Select and copy out every line in the records containing "this".

[start of The records]

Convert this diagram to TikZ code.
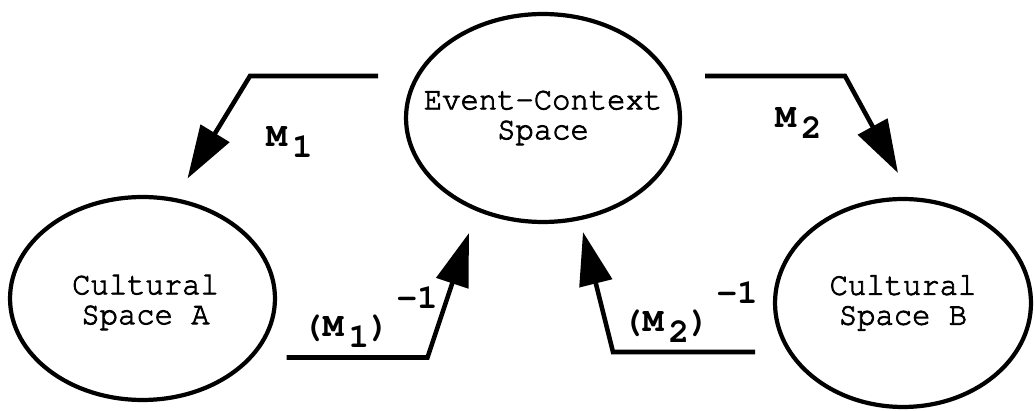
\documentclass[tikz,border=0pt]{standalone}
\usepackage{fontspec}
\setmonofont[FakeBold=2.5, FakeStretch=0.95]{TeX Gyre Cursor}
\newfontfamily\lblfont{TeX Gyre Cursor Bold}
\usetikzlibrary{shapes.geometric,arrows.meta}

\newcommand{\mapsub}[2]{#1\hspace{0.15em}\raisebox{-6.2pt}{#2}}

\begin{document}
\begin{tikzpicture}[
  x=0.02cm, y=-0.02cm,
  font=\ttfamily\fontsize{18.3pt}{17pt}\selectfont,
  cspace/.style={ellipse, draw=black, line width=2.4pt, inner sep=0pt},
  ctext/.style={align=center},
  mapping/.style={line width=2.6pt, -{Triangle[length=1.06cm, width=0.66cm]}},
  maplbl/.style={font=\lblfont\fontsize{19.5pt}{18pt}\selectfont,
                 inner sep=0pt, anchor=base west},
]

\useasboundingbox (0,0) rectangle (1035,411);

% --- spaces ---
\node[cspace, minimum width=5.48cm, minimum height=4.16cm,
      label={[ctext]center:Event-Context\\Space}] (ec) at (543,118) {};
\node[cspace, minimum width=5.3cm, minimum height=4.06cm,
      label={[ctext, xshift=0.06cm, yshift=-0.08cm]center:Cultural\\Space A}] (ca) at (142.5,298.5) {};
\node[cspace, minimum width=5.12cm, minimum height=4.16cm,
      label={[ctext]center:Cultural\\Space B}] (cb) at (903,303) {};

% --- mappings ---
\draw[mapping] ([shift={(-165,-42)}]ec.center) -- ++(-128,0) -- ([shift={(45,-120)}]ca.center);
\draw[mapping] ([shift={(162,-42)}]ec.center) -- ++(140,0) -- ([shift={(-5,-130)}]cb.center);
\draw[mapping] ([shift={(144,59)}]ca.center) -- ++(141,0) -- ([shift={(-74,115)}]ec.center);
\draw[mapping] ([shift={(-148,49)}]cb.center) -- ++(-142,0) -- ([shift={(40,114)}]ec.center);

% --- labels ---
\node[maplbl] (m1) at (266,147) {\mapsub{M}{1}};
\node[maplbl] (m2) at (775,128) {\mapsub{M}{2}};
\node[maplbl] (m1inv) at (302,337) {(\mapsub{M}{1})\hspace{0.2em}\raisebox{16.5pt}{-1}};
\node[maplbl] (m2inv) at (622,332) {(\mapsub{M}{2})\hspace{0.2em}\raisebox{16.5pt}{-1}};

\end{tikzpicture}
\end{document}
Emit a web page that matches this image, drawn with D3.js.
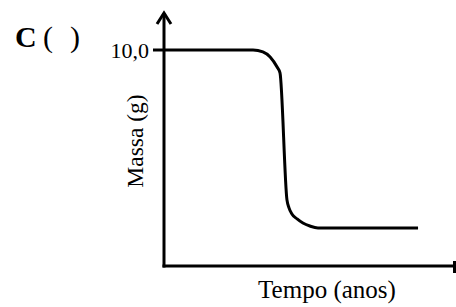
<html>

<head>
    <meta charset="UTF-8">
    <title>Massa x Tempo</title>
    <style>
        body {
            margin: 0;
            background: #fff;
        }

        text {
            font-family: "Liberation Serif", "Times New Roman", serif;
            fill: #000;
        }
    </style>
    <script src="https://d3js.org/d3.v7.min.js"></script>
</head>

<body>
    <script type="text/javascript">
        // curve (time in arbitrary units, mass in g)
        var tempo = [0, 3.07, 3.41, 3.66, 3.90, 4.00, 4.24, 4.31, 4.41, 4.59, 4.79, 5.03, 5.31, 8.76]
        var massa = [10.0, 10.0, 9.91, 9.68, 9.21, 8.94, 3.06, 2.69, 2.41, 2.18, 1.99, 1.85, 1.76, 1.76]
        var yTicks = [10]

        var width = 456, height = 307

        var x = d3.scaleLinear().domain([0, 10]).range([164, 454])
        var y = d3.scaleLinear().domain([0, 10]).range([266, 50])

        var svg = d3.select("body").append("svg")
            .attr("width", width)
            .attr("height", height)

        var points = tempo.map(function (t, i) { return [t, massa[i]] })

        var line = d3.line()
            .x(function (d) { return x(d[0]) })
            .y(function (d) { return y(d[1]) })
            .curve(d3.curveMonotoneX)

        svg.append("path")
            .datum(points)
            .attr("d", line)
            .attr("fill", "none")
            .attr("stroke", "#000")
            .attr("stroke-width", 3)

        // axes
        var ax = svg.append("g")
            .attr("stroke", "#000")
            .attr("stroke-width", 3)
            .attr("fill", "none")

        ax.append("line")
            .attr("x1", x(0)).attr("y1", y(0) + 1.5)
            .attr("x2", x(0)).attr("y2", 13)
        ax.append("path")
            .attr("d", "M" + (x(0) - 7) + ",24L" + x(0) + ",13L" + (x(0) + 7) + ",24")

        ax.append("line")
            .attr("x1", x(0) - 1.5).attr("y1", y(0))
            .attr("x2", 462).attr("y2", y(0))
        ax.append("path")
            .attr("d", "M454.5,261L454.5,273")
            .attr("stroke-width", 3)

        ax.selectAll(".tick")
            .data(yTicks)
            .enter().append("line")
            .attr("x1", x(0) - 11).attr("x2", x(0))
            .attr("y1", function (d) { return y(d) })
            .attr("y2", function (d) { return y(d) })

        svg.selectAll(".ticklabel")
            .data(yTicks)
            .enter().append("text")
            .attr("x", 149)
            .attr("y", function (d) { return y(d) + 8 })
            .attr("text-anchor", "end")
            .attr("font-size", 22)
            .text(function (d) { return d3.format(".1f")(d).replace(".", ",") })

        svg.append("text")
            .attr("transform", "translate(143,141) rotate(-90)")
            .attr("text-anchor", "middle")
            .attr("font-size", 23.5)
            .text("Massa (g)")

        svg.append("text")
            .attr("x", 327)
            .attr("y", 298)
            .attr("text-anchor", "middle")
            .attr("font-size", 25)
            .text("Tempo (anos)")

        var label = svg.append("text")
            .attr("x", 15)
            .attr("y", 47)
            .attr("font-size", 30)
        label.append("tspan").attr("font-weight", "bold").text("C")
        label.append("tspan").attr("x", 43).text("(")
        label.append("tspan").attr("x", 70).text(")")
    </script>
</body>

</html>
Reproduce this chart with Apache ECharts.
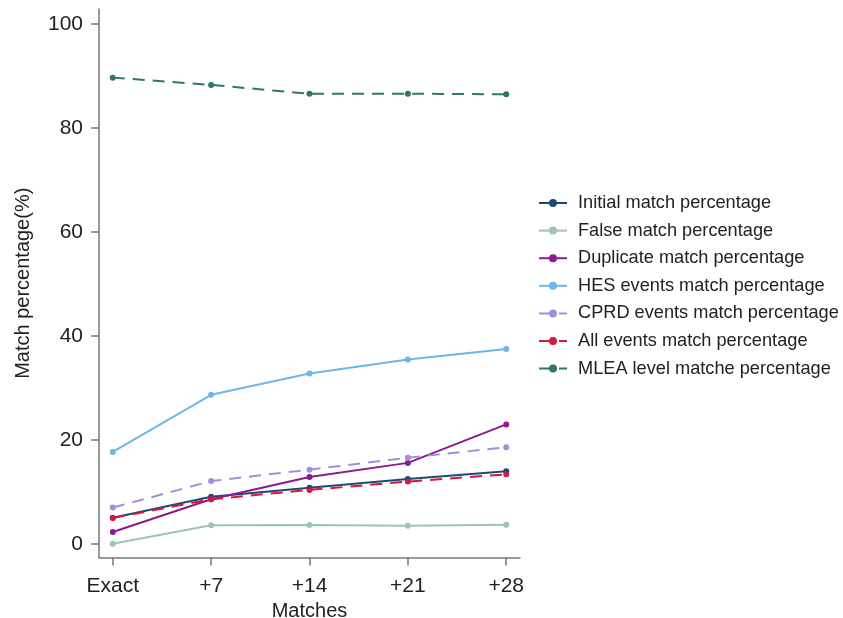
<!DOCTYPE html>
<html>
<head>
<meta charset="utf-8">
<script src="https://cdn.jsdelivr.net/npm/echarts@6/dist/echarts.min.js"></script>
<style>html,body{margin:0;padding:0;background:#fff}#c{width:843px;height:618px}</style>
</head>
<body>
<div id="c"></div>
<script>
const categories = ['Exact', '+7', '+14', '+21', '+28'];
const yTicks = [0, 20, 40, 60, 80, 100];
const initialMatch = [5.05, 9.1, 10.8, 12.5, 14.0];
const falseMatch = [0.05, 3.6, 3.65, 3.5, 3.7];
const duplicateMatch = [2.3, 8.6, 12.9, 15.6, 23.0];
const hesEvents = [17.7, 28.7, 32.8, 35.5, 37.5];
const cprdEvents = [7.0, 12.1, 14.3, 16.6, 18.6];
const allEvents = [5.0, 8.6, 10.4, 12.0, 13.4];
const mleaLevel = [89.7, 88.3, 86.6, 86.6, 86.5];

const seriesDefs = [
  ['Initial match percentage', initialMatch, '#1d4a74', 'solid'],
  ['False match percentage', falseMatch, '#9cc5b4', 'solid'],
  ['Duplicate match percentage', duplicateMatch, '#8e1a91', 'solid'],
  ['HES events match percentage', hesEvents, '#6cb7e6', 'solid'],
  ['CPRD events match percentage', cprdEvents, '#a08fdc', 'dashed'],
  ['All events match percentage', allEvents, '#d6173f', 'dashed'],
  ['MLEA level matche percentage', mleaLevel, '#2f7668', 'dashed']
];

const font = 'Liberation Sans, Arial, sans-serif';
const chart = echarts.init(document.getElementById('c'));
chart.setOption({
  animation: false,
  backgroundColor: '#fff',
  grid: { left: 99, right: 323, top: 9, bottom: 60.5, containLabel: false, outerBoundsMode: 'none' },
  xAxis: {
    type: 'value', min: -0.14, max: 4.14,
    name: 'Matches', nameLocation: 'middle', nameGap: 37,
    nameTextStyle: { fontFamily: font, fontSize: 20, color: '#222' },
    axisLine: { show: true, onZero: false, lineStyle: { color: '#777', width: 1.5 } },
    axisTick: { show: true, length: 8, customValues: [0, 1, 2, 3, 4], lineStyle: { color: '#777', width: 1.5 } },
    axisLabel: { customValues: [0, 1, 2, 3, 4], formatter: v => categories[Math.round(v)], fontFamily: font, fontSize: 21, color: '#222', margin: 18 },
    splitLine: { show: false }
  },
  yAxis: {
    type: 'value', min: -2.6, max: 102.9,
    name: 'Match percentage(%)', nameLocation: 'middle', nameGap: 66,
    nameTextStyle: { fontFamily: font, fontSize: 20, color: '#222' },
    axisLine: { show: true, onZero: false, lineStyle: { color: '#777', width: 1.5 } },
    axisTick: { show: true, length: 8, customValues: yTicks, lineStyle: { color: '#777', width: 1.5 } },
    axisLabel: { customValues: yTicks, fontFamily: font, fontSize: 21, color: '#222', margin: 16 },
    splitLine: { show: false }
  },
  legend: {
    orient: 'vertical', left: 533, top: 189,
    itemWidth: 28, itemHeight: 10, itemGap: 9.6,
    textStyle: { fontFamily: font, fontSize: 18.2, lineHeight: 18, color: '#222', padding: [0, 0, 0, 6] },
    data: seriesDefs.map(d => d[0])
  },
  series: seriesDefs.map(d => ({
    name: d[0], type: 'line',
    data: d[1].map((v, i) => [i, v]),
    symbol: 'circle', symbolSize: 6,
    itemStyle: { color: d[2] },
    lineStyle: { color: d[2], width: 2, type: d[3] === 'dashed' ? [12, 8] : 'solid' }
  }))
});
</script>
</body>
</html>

[end of The records]

- Full solution:
Convert this diagram to TikZ code.
Emit a web page that matches this image, drawn with D3.js.
Reproduce this chart with Apache ECharts.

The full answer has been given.